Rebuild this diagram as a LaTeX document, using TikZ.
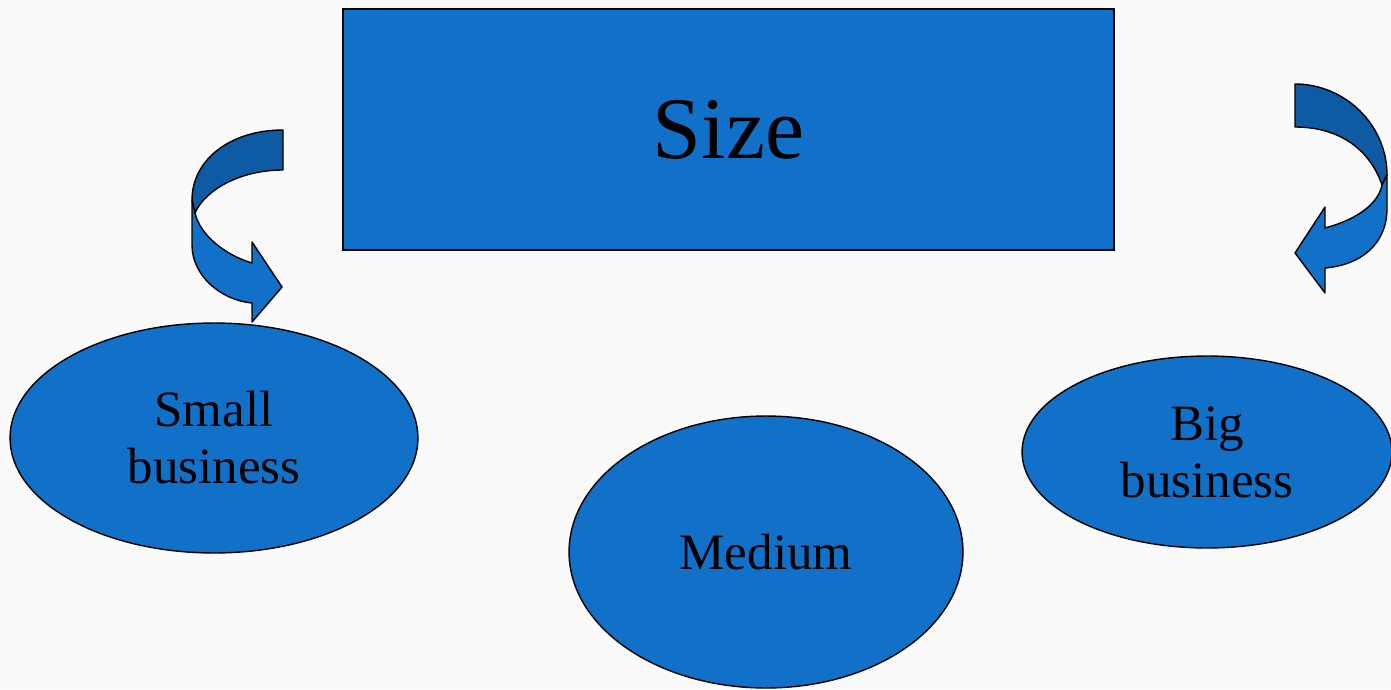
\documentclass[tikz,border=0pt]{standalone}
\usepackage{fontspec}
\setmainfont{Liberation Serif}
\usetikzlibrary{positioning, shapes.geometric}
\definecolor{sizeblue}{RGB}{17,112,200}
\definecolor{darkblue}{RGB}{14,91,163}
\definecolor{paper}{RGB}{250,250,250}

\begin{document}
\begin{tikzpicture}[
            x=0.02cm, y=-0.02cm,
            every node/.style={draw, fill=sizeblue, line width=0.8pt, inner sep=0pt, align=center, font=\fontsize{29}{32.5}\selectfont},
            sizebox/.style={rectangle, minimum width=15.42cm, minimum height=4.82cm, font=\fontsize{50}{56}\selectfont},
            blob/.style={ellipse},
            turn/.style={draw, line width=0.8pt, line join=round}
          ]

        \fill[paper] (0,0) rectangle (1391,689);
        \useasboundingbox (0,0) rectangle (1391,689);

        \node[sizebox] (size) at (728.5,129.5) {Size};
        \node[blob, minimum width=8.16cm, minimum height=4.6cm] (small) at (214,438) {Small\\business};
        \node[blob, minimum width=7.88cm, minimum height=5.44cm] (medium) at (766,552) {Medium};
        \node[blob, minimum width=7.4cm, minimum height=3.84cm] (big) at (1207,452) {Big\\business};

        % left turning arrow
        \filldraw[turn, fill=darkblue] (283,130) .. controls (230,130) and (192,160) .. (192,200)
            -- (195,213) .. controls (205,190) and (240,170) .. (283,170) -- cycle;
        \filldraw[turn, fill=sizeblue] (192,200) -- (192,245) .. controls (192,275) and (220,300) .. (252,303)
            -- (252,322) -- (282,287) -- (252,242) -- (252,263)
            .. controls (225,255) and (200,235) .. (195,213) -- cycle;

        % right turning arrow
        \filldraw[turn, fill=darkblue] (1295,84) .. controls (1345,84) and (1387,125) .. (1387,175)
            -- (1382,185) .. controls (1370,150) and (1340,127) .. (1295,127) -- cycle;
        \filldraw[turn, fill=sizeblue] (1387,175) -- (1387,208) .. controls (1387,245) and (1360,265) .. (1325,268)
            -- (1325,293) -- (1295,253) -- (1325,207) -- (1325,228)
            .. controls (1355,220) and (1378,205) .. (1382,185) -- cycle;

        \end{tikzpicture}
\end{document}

● ● ● ● ●

- TASK STATEMENT
Copy the data exactly. Any picture it contains is to be omitted.

- COMPLETE RESPONSE
Rebuild this diagram as a LaTeX document, using TikZ.
\documentclass[tikz,border=0pt]{standalone}
\usepackage{fontspec}
\setmainfont{Liberation Serif}
\usetikzlibrary{positioning, shapes.geometric}
\definecolor{sizeblue}{RGB}{17,112,200}
\definecolor{darkblue}{RGB}{14,91,163}
\definecolor{paper}{RGB}{250,250,250}

\begin{document}
\begin{tikzpicture}[
            x=0.02cm, y=-0.02cm,
            every node/.style={draw, fill=sizeblue, line width=0.8pt, inner sep=0pt, align=center, font=\fontsize{29}{32.5}\selectfont},
            sizebox/.style={rectangle, minimum width=15.42cm, minimum height=4.82cm, font=\fontsize{50}{56}\selectfont},
            blob/.style={ellipse},
            turn/.style={draw, line width=0.8pt, line join=round}
          ]

        \fill[paper] (0,0) rectangle (1391,689);
        \useasboundingbox (0,0) rectangle (1391,689);

        \node[sizebox] (size) at (728.5,129.5) {Size};
        \node[blob, minimum width=8.16cm, minimum height=4.6cm] (small) at (214,438) {Small\\business};
        \node[blob, minimum width=7.88cm, minimum height=5.44cm] (medium) at (766,552) {Medium};
        \node[blob, minimum width=7.4cm, minimum height=3.84cm] (big) at (1207,452) {Big\\business};

        % left turning arrow
        \filldraw[turn, fill=darkblue] (283,130) .. controls (230,130) and (192,160) .. (192,200)
            -- (195,213) .. controls (205,190) and (240,170) .. (283,170) -- cycle;
        \filldraw[turn, fill=sizeblue] (192,200) -- (192,245) .. controls (192,275) and (220,300) .. (252,303)
            -- (252,322) -- (282,287) -- (252,242) -- (252,263)
            .. controls (225,255) and (200,235) .. (195,213) -- cycle;

        % right turning arrow
        \filldraw[turn, fill=darkblue] (1295,84) .. controls (1345,84) and (1387,125) .. (1387,175)
            -- (1382,185) .. controls (1370,150) and (1340,127) .. (1295,127) -- cycle;
        \filldraw[turn, fill=sizeblue] (1387,175) -- (1387,208) .. controls (1387,245) and (1360,265) .. (1325,268)
            -- (1325,293) -- (1295,253) -- (1325,207) -- (1325,228)
            .. controls (1355,220) and (1378,205) .. (1382,185) -- cycle;

        \end{tikzpicture}
\end{document}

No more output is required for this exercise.